De que modo o Festival de Cannes (13/24 de Maio) foi uma parada de estrelas? Ou melhor: hoje em dia, onde estão as estrelas? — este texto foi publicado no Diário de Notícias (24 de Maio), com o título 'Será que o "glamour" morreu?'.
Foi um tema latente desta 62ª edição do Festival de Cannes: o esvaziamento simbólico das estrelas de cinema. Porventura por pudor, ninguém o enunciou de forma tão clara, mas no quotidiano todos o pressentiram. Como se algo ameaçasse o aparato montado em torno da passadeira vermelha e do lendário acesso ao Palácio, através dos seus não menos lendários degraus (“la montée des marches”).

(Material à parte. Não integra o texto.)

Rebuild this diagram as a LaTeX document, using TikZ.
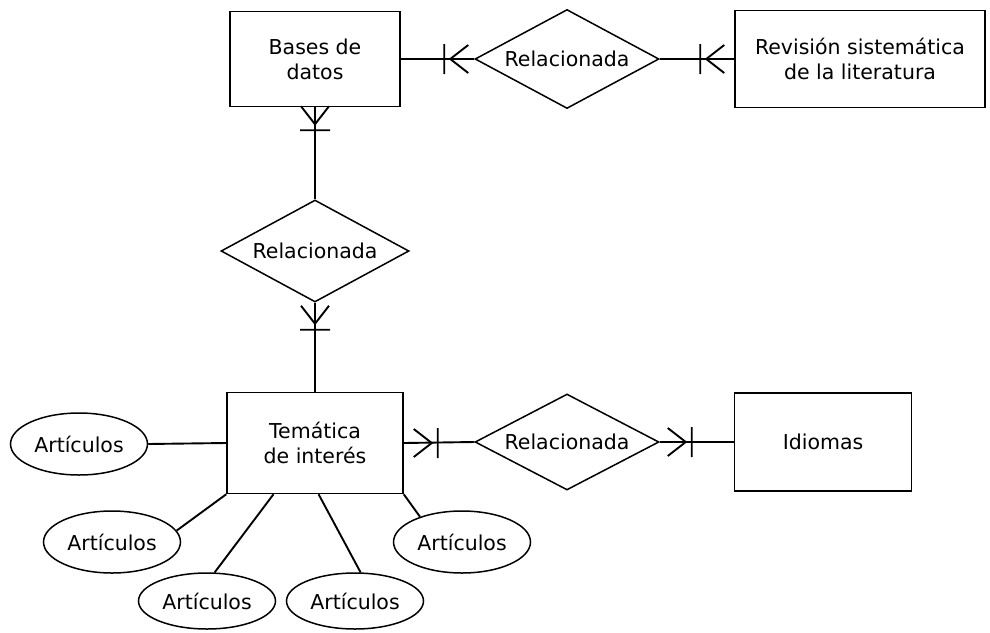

Há uma maneira simples de explicar este misto de desencanto e nostalgia. Tem a ver com a transferência, também ela simbólica, da aura das estrelas. Ou ainda: duas das vedetas mais badaladas deste festival foram um veterano do rock (Johnny Hallyday, actor do filme Vengeance, de Johnnie To) e um jogador de futebol (Eric Cantona, figura central de Looking for Eric, de Ken Loach). Dir-se-á que tal evidência resultam também da sua dimensão nacional e do facto de há muito tempo pertencerem ao imaginário popular francês. Sem dúvida. Mas a sua ascenção acontece a par de uma cada vez maior dificuldade do cinema em evocar (ou invocar?) o glamour clássico.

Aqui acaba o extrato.